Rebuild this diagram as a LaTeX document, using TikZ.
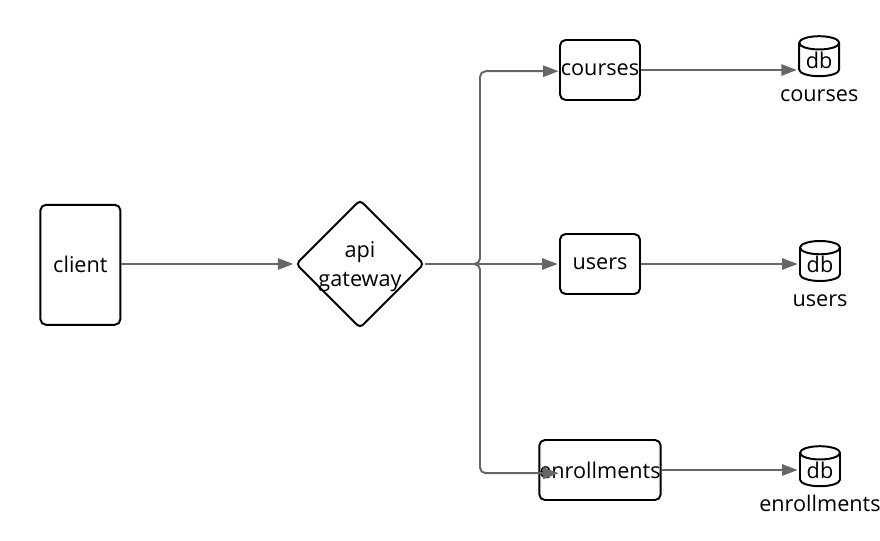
\documentclass[tikz,border=0pt]{standalone}
\usepackage{fontspec}
\setmainfont{Open Sans}
\usetikzlibrary{arrows.meta,positioning,shapes.geometric}
\definecolor{edgegray}{HTML}{666666}
\tikzset{
  box/.style={draw,line width=1.4pt,rounded corners=4pt,minimum width=2cm,minimum height=1.5cm,inner sep=0},
  gate/.style={draw,diamond,line width=1.4pt,rounded corners=3pt,minimum width=2cm,minimum height=2.1cm,inner sep=0,align=center,text depth=0},
  dbnode/.style={draw,cylinder,shape border rotate=90,aspect=.5,line width=1.4pt,minimum width=1cm,minimum height=1cm,inner sep=0},
  dblabel/.style={inner sep=0,text height=.36cm,text depth=.02cm},
  edge/.style={draw=edgegray,line width=1.4pt,rounded corners=4pt,-{Triangle[length=11pt,width=8pt]},shorten >=1pt},
}
\begin{document}
\begin{tikzpicture}[font=\fontsize{15.4pt}{21pt}\selectfont]
\useasboundingbox (0,0) rectangle (22,-13.5);
\node[box,minimum height=3cm] (client) at (2.01,-6.62) {client};
\node[gate] (gateway) at (9,-6.6) {api\\gateway};
\node[box] (courses) at (15,-1.75) {courses};
\node[box] (users) at (15,-6.6) {users};
\node[box] (enrollments) at (15,-11.75) {enrollments};
\node[dbnode] (dbcourses) at (20.48,-1.5) {db};
\node[dbnode] (dbusers) at (20.5,-6.62) {db};
\node[dbnode] (dbenrollments) at (20.5,-11.75) {db};
\node[dblabel,below=.25cm of dbcourses] (lblcourses) {courses};
\node[dblabel,below=.25cm of dbusers] (lblusers) {users};
\node[dblabel,below=.25cm of dbenrollments] (lblenrollments) {enrollments};
\coordinate (bus) at (12,-6.6);
\coordinate (intocourses) at (14,-1.78);
\coordinate (intoenrollments) at (14,-11.83);
\draw[edge] (client.east |- gateway.west) -- (gateway.west);
\draw[edge] (gateway.east) -- (bus) |- (intocourses);
\draw[edge] (gateway.east) -- (users.west);
\draw[edge] (gateway.east) -- (bus) |- (intoenrollments);
\draw[edge] (courses.east) -- (courses.east -| dbcourses.west);
\draw[edge] (users.east) -- (users.east -| dbusers.west);
\draw[edge] (enrollments.east) -- (dbenrollments.west);
\end{tikzpicture}
\end{document}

SET TASK —
Transcribe each line above verbatim, with the pictures left out.

TASK ANSWER —
Rebuild this diagram as a LaTeX document, using TikZ.
\documentclass[tikz,border=0pt]{standalone}
\usepackage{fontspec}
\setmainfont{Open Sans}
\usetikzlibrary{arrows.meta,positioning,shapes.geometric}
\definecolor{edgegray}{HTML}{666666}
\tikzset{
  box/.style={draw,line width=1.4pt,rounded corners=4pt,minimum width=2cm,minimum height=1.5cm,inner sep=0},
  gate/.style={draw,diamond,line width=1.4pt,rounded corners=3pt,minimum width=2cm,minimum height=2.1cm,inner sep=0,align=center,text depth=0},
  dbnode/.style={draw,cylinder,shape border rotate=90,aspect=.5,line width=1.4pt,minimum width=1cm,minimum height=1cm,inner sep=0},
  dblabel/.style={inner sep=0,text height=.36cm,text depth=.02cm},
  edge/.style={draw=edgegray,line width=1.4pt,rounded corners=4pt,-{Triangle[length=11pt,width=8pt]},shorten >=1pt},
}
\begin{document}
\begin{tikzpicture}[font=\fontsize{15.4pt}{21pt}\selectfont]
\useasboundingbox (0,0) rectangle (22,-13.5);
\node[box,minimum height=3cm] (client) at (2.01,-6.62) {client};
\node[gate] (gateway) at (9,-6.6) {api\\gateway};
\node[box] (courses) at (15,-1.75) {courses};
\node[box] (users) at (15,-6.6) {users};
\node[box] (enrollments) at (15,-11.75) {enrollments};
\node[dbnode] (dbcourses) at (20.48,-1.5) {db};
\node[dbnode] (dbusers) at (20.5,-6.62) {db};
\node[dbnode] (dbenrollments) at (20.5,-11.75) {db};
\node[dblabel,below=.25cm of dbcourses] (lblcourses) {courses};
\node[dblabel,below=.25cm of dbusers] (lblusers) {users};
\node[dblabel,below=.25cm of dbenrollments] (lblenrollments) {enrollments};
\coordinate (bus) at (12,-6.6);
\coordinate (intocourses) at (14,-1.78);
\coordinate (intoenrollments) at (14,-11.83);
\draw[edge] (client.east |- gateway.west) -- (gateway.west);
\draw[edge] (gateway.east) -- (bus) |- (intocourses);
\draw[edge] (gateway.east) -- (users.west);
\draw[edge] (gateway.east) -- (bus) |- (intoenrollments);
\draw[edge] (courses.east) -- (courses.east -| dbcourses.west);
\draw[edge] (users.east) -- (users.east -| dbusers.west);
\draw[edge] (enrollments.east) -- (dbenrollments.west);
\end{tikzpicture}
\end{document}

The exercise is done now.